The horse most responsible for putting him among the elite was his wife Carolyn’s multimillionaire and Horse of the Year Skip Away. At the time of the announcement, Carolyn said of her husband, “He wanted the accolades for his horses and for me, because he thought I had sacrificed a lot.” Hine had died in 2000 at the age of 69.
• Pennsylvania-bred filly Russian Rhythm became an English classic winner by taking the One Thousand Guineas-G1. The daughter of Kingmambo, bred by Betty Moran’s Brushwood Stable, outfinished highly acclaimed favorite, French-based Six Perfections, by 1 1/2 lengths for owner Cheveley Park Stud, which purchased her as a yearling at the Tattersalls Houghton sale for the U.S. equivalent of $678,770. Brushwood sold her as a weanling at Keeneland for $370,000. The filly, trained by Sir Michael Stoute, was out of the Nijinsky II mare Balistroika.
n Sixteen-year-old student Chris Gracie took over for injured Joe Davies and guided Move Up Stable’s Swayo to his second Maryland Hunt Cup victory in four years. Swayo, a 12-year-old chestnut son of Foligno bred in Pennsylvania by Hall of Fame trainer Jonathan Sheppard, won by a length over Wood Whistle. It was trainer Ann Stewart’s third Hunt Cup win, having also sent out Ivory Poacher 10 years earlier.
• The Thoroughbred was made the official state horse of Maryland. Pat Connolly’s fourth grade at St. Pius X Regional School in Bowie was instrumental in the “lobbying efforts.”

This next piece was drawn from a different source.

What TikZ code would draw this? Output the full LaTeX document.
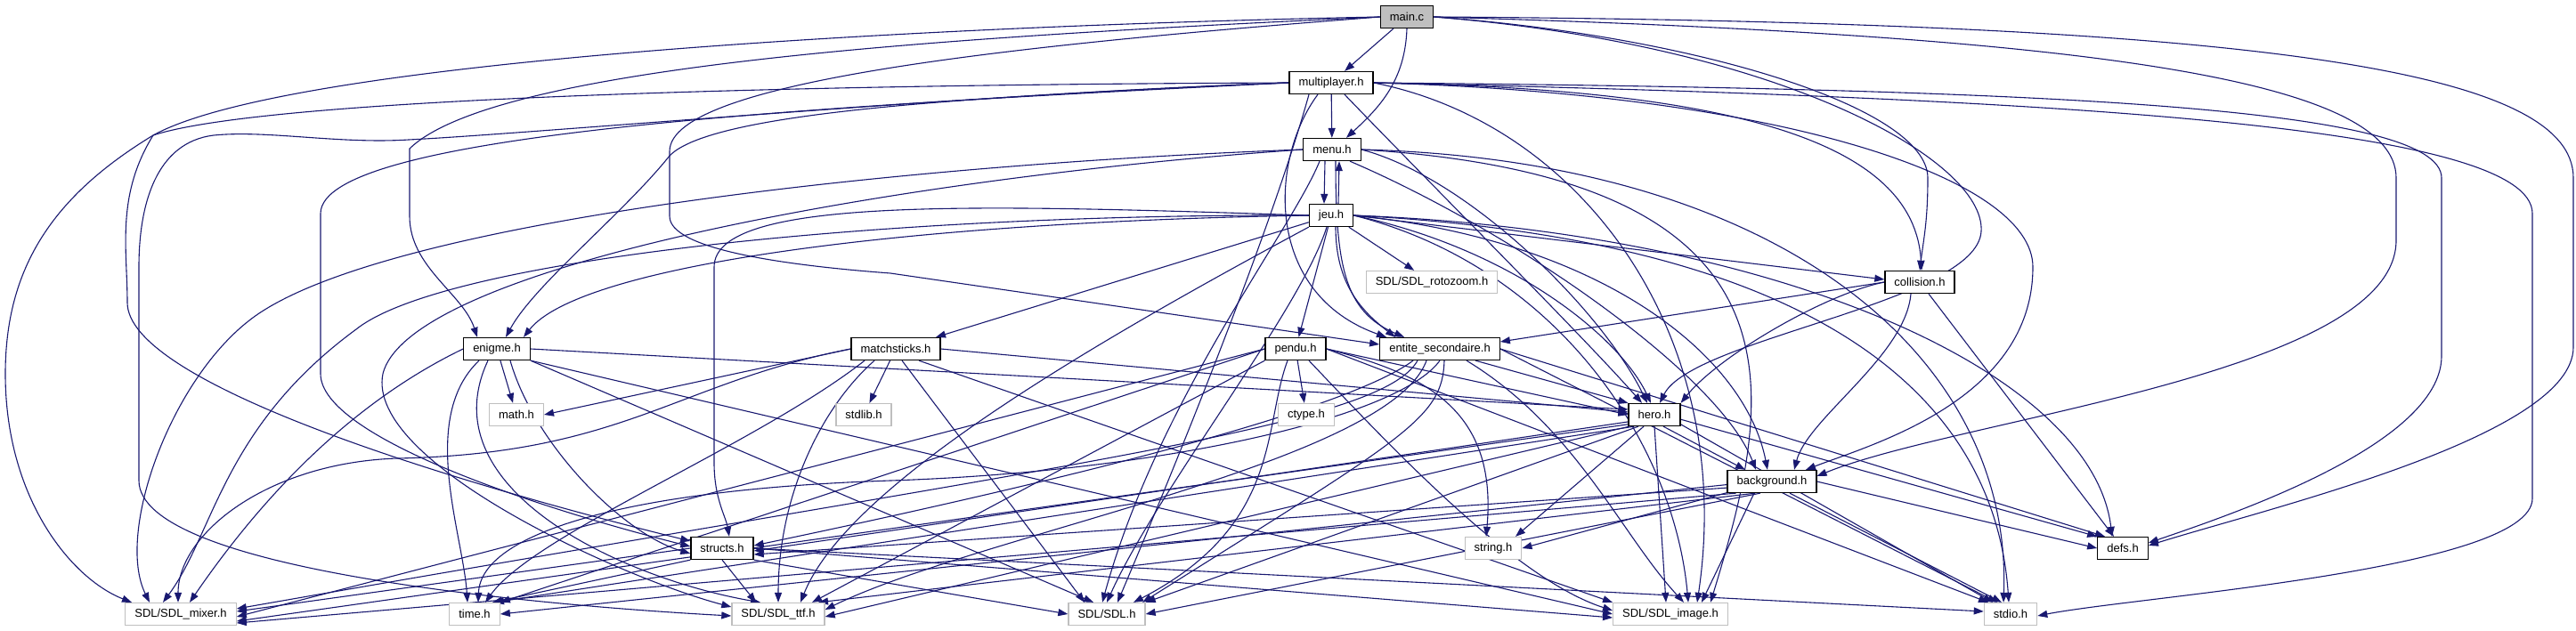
\documentclass[tikz,border=0pt]{standalone}
\usepackage{fontspec}
\setmainfont{Liberation Sans}
\usetikzlibrary{arrows.meta}
\definecolor{navy}{HTML}{191970}
\definecolor{lgray}{HTML}{BFBFBF}
\pgfdeclarelayer{edges}
\pgfsetlayers{edges,main}
\begin{document}
\begin{tikzpicture}[x=1pt,y=-1pt,
  box/.style={rectangle, line width=1.3pt, fill=white, minimum height=25pt, inner xsep=10.5pt, inner ysep=0pt, font=\fontsize{13}{15}\selectfont},
  doc/.style={box, draw=black},
  ext/.style={box, draw=lgray},
  e/.style={draw=navy, line width=1.1pt, -{Triangle[length=11pt,width=8pt]}}]
\useasboundingbox (0,0) rectangle (2893,709);
% nodes
\node[doc, fill=lgray] (main) at (1580,19) {main.c};
\node[doc] (mult) at (1495,93) {multiplayer.h};
\node[doc] (menu) at (1496,168) {menu.h};
\node[doc] (jeu) at (1495,242) {jeu.h};
\node[ext] (roto) at (1608,317) {SDL/SDL\_rotozoom.h};
\node[doc] (coll) at (2156,317) {collision.h};
\node[doc] (enig) at (558,392) {enigme.h};
\node[doc] (match) at (1006,392) {matchsticks.h};
\node[doc] (pendu) at (1455,392) {pendu.h};
\node[doc] (ent) at (1617,392) {entite\_secondaire.h};
\node[ext] (math) at (580,466) {math.h};
\node[ext] (stdlib) at (970,466) {stdlib.h};
\node[ext] (ctype) at (1467,466) {ctype.h};
\node[doc] (hero) at (1858,466) {hero.h};
\node[doc] (bg) at (1990,541) {background.h};
\node[doc] (structs) at (811,616) {structs.h};
\node[ext] (string) at (1677,616) {string.h};
\node[doc] (defs) at (2384,616) {defs.h};
\node[ext] (mixer) at (203,690) {SDL/SDL\_mixer.h};
\node[ext] (time) at (533,690) {time.h};
\node[ext] (ttf) at (874,690) {SDL/SDL\_ttf.h};
\node[ext] (sdl) at (1243,690) {SDL/SDL.h};
\node[ext] (image) at (1876,690) {SDL/SDL\_image.h};
\node[ext] (stdio) at (2258,690) {stdio.h};
\begin{pgfonlayer}{edges}
% main.c
\draw[e] (main) -- (mult);
\draw[e] (main.south) .. controls (1578,90) and (1550,120) .. ([xshift=16pt]menu.north);
\draw[e] (main.west) .. controls (1100,40) and (560,70) .. (460,167) -- (460,243) .. controls (460,300) and (520,330) .. ([xshift=-22pt]enig.north);
\draw[e] (main.west) .. controls (1150,50) and (752,90) .. (752,170) -- (752,243) .. controls (752,280) and (880,298) .. (1000,307) -- ([yshift=5pt]ent.west);
\draw[e] (main.west) .. controls (1000,30) and (320,70) .. (172,152) .. controls (130,220) and (143,280) .. (143,340) .. controls (143,430) and (500,540) .. ([yshift=8pt]structs.west);
\draw[e] (main.east) .. controls (1900,40) and (2165,120) .. (2165,200) .. controls (2165,250) and (2160,270) .. (coll.north);
\draw[e] (main.east) .. controls (2000,50) and (2230,180) .. (2225,260) .. controls (2220,340) and (1900,380) .. ([xshift=6pt]hero.north);
\draw[e] (main.east) .. controls (2350,40) and (2691,90) .. (2691,200) -- (2691,270) .. controls (2691,420) and (2200,470) .. ([yshift=6pt]bg.east);
\draw[e] (main.east) .. controls (2550,25) and (2890,80) .. (2890,200) -- (2890,390) .. controls (2890,490) and (2550,570) .. ([yshift=3pt]defs.east);
% multiplayer.h
\draw[e] (mult) -- (menu);
\draw[e] (mult.west) .. controls (900,95) and (300,110) .. (172,152) .. controls (60,220) and (6,300) .. (6,420) .. controls (6,560) and (80,650) .. ([xshift=-55pt]mixer.north);
\draw[e] (mult.west) .. controls (1100,105) and (600,150) .. (459,157) .. controls (380,162) and (300,146) .. (240,152) .. controls (175,160) and (156,230) .. (156,300) -- (156,540) .. controls (156,640) and (600,680) .. ([yshift=-2pt]ttf.west);
\draw[e] (mult.west) .. controls (1100,108) and (800,125) .. (752,175) .. controls (700,240) and (600,320) .. ([xshift=10pt]enig.north);
\draw[e] (mult.west) .. controls (900,120) and (360,150) .. (360,240) -- (360,420) .. controls (360,490) and (600,570) .. ([yshift=2pt]structs.west);
\draw[e] ([xshift=-15pt]mult.south) .. controls (1425,180) and (1420,330) .. ([xshift=-60pt]ent.north);
\draw[e] ([xshift=15pt]mult.south) .. controls (1600,200) and (1780,380) .. ([xshift=-14pt]hero.north);
\draw[e] (mult.east) .. controls (1950,100) and (2150,160) .. ([xshift=2pt]coll.north);
\draw[e] (mult.east) .. controls (2000,105) and (2283,200) .. (2283,300) .. controls (2283,450) and (2100,500) .. ([xshift=38pt]bg.north);
\draw[e] (mult.east) .. controls (2300,100) and (2742,120) .. (2742,200) -- (2742,400) .. controls (2742,500) and (2500,580) .. ([yshift=6pt]defs.east);
\draw[e] (mult.east) .. controls (2300,110) and (2844,140) .. (2844,240) -- (2844,560) .. controls (2844,640) and (2400,670) .. ([yshift=-2pt]stdio.east);
\draw[e] ([xshift=-25pt]mult.south) .. controls (1430,250) and (1330,500) .. ([xshift=12pt]sdl.north);
\draw[e] (mult.east) .. controls (1780,140) and (1950,380) .. ([xshift=30pt]image.north);
% menu.h
\draw[e] ([xshift=-8pt]menu.south) -- ([xshift=-8pt]jeu.north);
\draw[e] ([xshift=8pt]jeu.north) -- ([xshift=8pt]menu.south);
\draw[e] (menu.west) .. controls (1000,185) and (420,250) .. (280,360) .. controls (190,430) and (130,600) .. ([xshift=-35pt]mixer.north);
\draw[e] (menu.west) .. controls (1000,200) and (460,300) .. (430,420) .. controls (410,520) and (700,650) .. ([yshift=8pt]ttf.west);
\draw[e] ([xshift=-14pt]menu.south) .. controls (1450,260) and (1300,450) .. ([xshift=-5pt]sdl.north);
\draw[e] ([xshift=4pt]menu.south) .. controls (1500,300) and (1510,350) .. ([xshift=-40pt]ent.north);
\draw[e] (menu.east) .. controls (1650,200) and (1800,350) .. ([xshift=-8pt]hero.north);
\draw[e] ([xshift=20pt]menu.south) .. controls (1700,260) and (1930,420) .. ([xshift=-18pt]bg.north);
\draw[e] (menu.east) .. controls (2050,200) and (1990,450) .. ([xshift=45pt]image.north);
\draw[e] (menu.east) .. controls (2000,180) and (2260,400) .. ([xshift=-8pt]stdio.north);
% jeu.h
\draw[e] (jeu) -- (roto);
\draw[e] (jeu.west) .. controls (1000,250) and (650,300) .. ([xshift=30pt]enig.north);
\draw[e] (jeu) -- ([xshift=45pt]match.north);
\draw[e] (jeu) -- (pendu);
\draw[e] ([xshift=5pt]jeu.south) .. controls (1500,320) and (1530,350) .. ([xshift=-50pt]ent.north);
\draw[e] (jeu.east) -- ([yshift=3pt]coll.west);
\draw[e] (jeu.east) .. controls (1700,280) and (1820,380) .. ([xshift=-4pt]hero.north);
\draw[e] (jeu.east) .. controls (1800,270) and (1960,400) .. ([xshift=-5pt]bg.north);
\draw[e] (jeu.east) .. controls (2000,260) and (2350,420) .. ([xshift=-12pt]defs.north);
\draw[e] (jeu.east) .. controls (2050,270) and (2240,450) .. ([xshift=-2pt]stdio.north);
\draw[e] (jeu.east) .. controls (1750,300) and (1880,500) .. ([xshift=20pt]image.north);
\draw[e] ([xshift=-5pt]jeu.south) .. controls (1460,350) and (1300,550) .. (sdl.north);
\draw[e] (jeu.west) .. controls (1100,230) and (802,220) .. (802,300) -- (802,520) .. controls (802,560) and (815,580) .. ([xshift=8pt]structs.north);
\draw[e] (jeu.west) .. controls (1000,240) and (500,290) .. (400,370) .. controls (250,480) and (240,600) .. ([xshift=-20pt]mixer.north);
\draw[e] (jeu.south west) .. controls (1200,400) and (950,550) .. ([xshift=25pt]ttf.north);
% collision.h
\draw[e] (coll.west) -- ([yshift=8pt]ent.east);
\draw[e] (coll.west) .. controls (2050,330) and (1930,400) .. (hero.north east);
\draw[e] ([xshift=-10pt]coll.south) .. controls (2140,400) and (2030,470) .. ([xshift=25pt]bg.north);
\draw[e] ([xshift=10pt]coll.south) -- ([xshift=-10pt]defs.north);
% enigme.h
\draw[e] (enig) -- (math);
\draw[e] (enig.east) -- ([yshift=6pt]hero.west);
\draw[e] (enig.west) .. controls (400,450) and (300,550) .. ([xshift=10pt]mixer.north);
\draw[e] ([xshift=-20pt]enig.south) .. controls (470,470) and (520,600) .. ([xshift=-8pt]time.north);
\draw[e] ([xshift=-10pt]enig.south) .. controls (480,550) and (700,650) .. ([xshift=-20pt]ttf.north);
\draw[e] (enig.south east) -- ([xshift=-15pt]sdl.north);
\draw[e] ([xshift=15pt]enig.south) .. controls (600,500) and (700,600) .. ([yshift=-6pt]structs.west);
\draw[e] (enig.south east) -- (image.west);
% matchsticks.h
\draw[e] (match.west) -- (math.east);
\draw[e] (match) -- (stdlib);
\draw[e] (match.east) -- ([yshift=3pt]hero.west);
\draw[e] (match.west) .. controls (760,430) and (700,510) .. (446,515) .. controls (300,520) and (200,600) .. ([xshift=-3pt]mixer.north);
\draw[e] ([xshift=-35pt]match.south) .. controls (850,500) and (600,600) .. ([xshift=12pt]time.north);
\draw[e] ([xshift=-24pt]match.south) .. controls (920,460) and (874,560) .. (ttf.north);
\draw[e] ([xshift=7pt]match.south) -- ([xshift=-25pt]sdl.north);
\draw[e] ([xshift=26pt]match.south) -- (image.north west);
% pendu.h
\draw[e] (pendu) -- (ctype);
\draw[e] (pendu.east) -- (hero.west);
\draw[e] (pendu.east) .. controls (1600,420) and (1682,460) .. ([xshift=-8pt]string.north);
\draw[e] (pendu.west) -- ([yshift=-3pt]mixer.east);
\draw[e] (pendu.south west) -- ([xshift=38pt]ttf.north);
\draw[e] (pendu.west) -- (time.north east);
\draw[e] ([xshift=-9pt]pendu.south) .. controls (1418,480) and (1440,590) .. ([xshift=30pt]sdl.north);
\draw[e] ([xshift=15pt]pendu.south) .. controls (1560,500) and (1700,650) .. ([yshift=4pt]image.west);
\draw[e] (pendu.east) -- ([xshift=-25pt]stdio.north);
% entite_secondaire.h
\draw[e] ([xshift=40pt]ent.south) -- (hero.north west);
\draw[e] ([xshift=-25pt]ent.south) .. controls (1550,480) and (1200,520) .. ([yshift=6pt]mixer.east);
\draw[e] (ent.south) .. controls (1570,470) and (1300,530) .. (1000,540) .. controls (700,550) and (540,600) .. ([xshift=4pt]time.north);
\draw[e] ([xshift=-15pt]ent.south) .. controls (1560,520) and (1100,600) .. ([yshift=5pt]ttf.east);
\draw[e] ([xshift=5pt]ent.south) .. controls (1620,470) and (1580,490) .. ([xshift=40pt]sdl.north);
\draw[e] ([xshift=30pt]ent.south) .. controls (1770,480) and (1820,600) .. ([xshift=15pt]image.north);
\draw[e] (ent.east) -- ([xshift=-15pt]stdio.north);
\draw[e] (ent.east) -- ([xshift=-20pt]defs.north);
\draw[e] ([xshift=-30pt]ent.south) .. controls (1500,470) and (1100,560) .. ([yshift=3pt]structs.east);
% hero.h
\draw[e] ([xshift=10pt]hero.south) -- ([xshift=-30pt]bg.north);
\draw[e] (hero.195) -- ([yshift=-3pt]structs.east);
\draw[e] ([xshift=-12pt]hero.south) -- ([xshift=25pt]string.north);
\draw[e] ([xshift=-18pt]hero.south) -- (sdl.north east);
\draw[e] (hero.south) -- ([xshift=-5pt]image.north);
\draw[e] (hero.340) -- ([xshift=-20pt]stdio.north);
\draw[e] (hero.350) -- (defs.north west);
\draw[e] (hero.200) -- ([yshift=-8pt]mixer.east);
\draw[e] (hero.205) -- ([yshift=-3pt]ttf.east);
\draw[e] (hero.210) -- ([xshift=22pt]time.north);
% background.h
\draw[e] (bg.188) -- ([yshift=-7pt]structs.east);
\draw[e] (bg.194) -- (string.east);
\draw[e] (bg.east) -- (defs.west);
\draw[e] (bg.225) -- (sdl.east);
\draw[e] ([xshift=-20pt]bg.south) -- ([xshift=35pt]image.north);
\draw[e] ([xshift=20pt]bg.south) -- ([xshift=-10pt]stdio.north);
\draw[e] (bg.198) -- ([yshift=-10pt]mixer.east);
\draw[e] (bg.215) -- ([xshift=45pt]ttf.north);
\draw[e] (bg.184) -- (time.east);
% structs.h
\draw[e] (structs.west) -- ([yshift=3pt]mixer.east);
\draw[e] (structs.south west) -- ([xshift=20pt]time.north);
\draw[e] (structs.south) -- ([xshift=-25pt]ttf.north);
\draw[e] (structs.south east) -- (sdl.west);
\draw[e] (structs.east) -- ([yshift=-4pt]image.west);
\draw[e] (structs.east) -- ([yshift=3pt]stdio.west);
\end{pgfonlayer}
\end{tikzpicture}
\end{document}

“We were studying Maryland government, when one of the moms (Cathy Flaherty) came up with the idea,” explained Connolly, who said there were no Thoroughbred owners or breeders among the parents. “For us, it was an opportunity to give the students first-hand experience with the governmental process. And they had a lot of fun doing it.” Among those who gave their support to the bill (Senate Bill 43) were the Maryland Horse Breeders Association, Maryland Thoroughbred Horsemen’s Association, and Seabiscuit author Laura Hillenbrand.